Now I maintained a good and useful state and did not let any of this ‘spoil my enjoyment, ruin my meal’, I refrained from ‘seeing red’, allowing ‘my ‘blood to boil’. I was amazed 2 months previously I sat in the Manchurian restaurant n Aberdeen and watched a woman, another Scot, on the mention by one of the men at the table that he had a German doctor, I watched her put 2 fingers above her top lip and give a Nazi salute sat at the table in the busy restaurant on a Sunday night (and she was sober).
I ask – is their relationship with themselves, so poor that they need to be racist that they need to ‘pick on others’ because they are different? Do they realise how world wars start? Do they realise that these 2 world wars were a long time ago? In Germany several years ago there was a poster something like this – do you realise? Your pizza is Italian, your kebab is Turkish………….. etc, Relationships are about tolerance, about recognising others are different, ok so I could say ‘it’s a free country she’s entitled to her opinion’ – those kind of opinions are the way in countries and people lose their freedom, how Mandela was incarcerated for years, why this World Cup is so important for world peace.
I’m sure I lost relatives in both world wars; I know my children will have lost relatives on both sides in both world wars. It’s 2010. Why still have a war in your head? Why do we need to bring baggage from the past (see page 30 of Finding the Relationship you Deserve) and what’s more it’s not even our baggage, into life today? My own mother wasn’t too happy about the Japanese as her brother had suffered in prisoner of war camps run by Japanese soldiers, she had a direct reason, she’s now grown older she’s more tolerant. We all have bad, destructive relationships at times; we all are at times in relationships in which we do things we later might think differently about. However the world will never be a pleasant place to live in if we persistently believe that because people are different from us, or were different from us that we should denigrate them, we should dislike, or hate them.

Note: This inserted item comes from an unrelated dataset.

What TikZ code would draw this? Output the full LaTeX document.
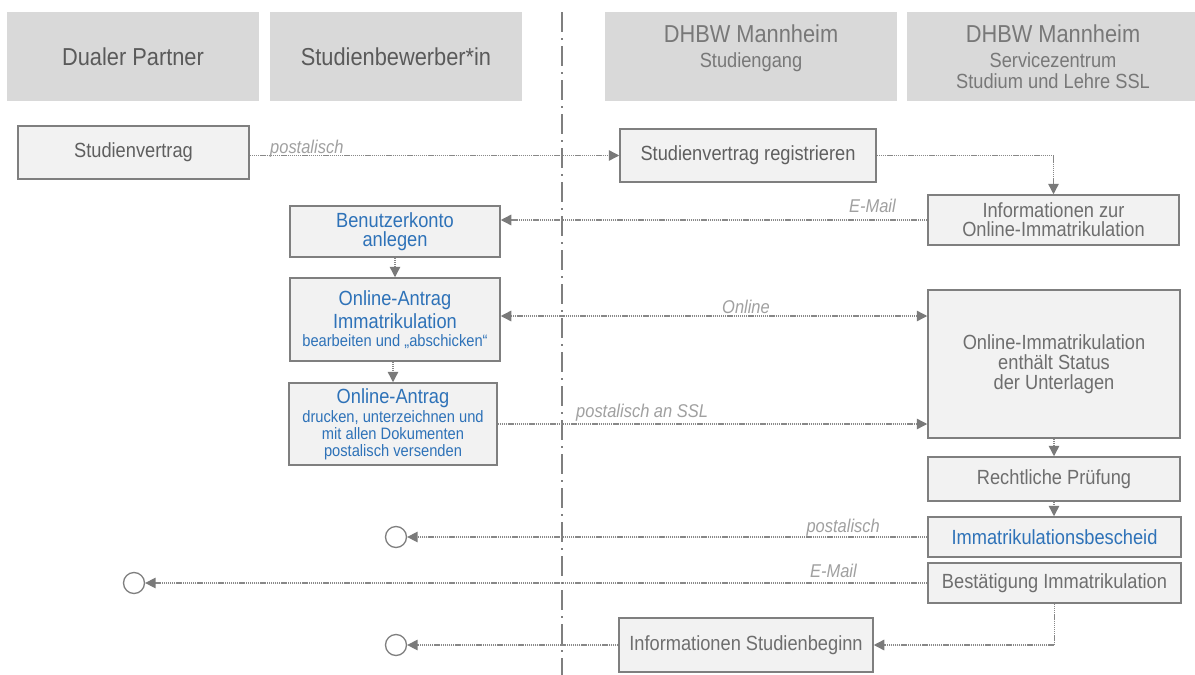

One of the NLP Operating Beliefs (Presuppositions about how it might be useful to think about life) states – Mind and Body are the same system – what affects one will affect the other – therefore if we think badly of others – guess what?
I enjoyed my evening and we went home and Jim watched Spain and Paraguay play and read a book, we enjoyed our relationship with one another and ourselves. And we like anyone, unless they directly do something to us or our families and then first we try and resolve the matter.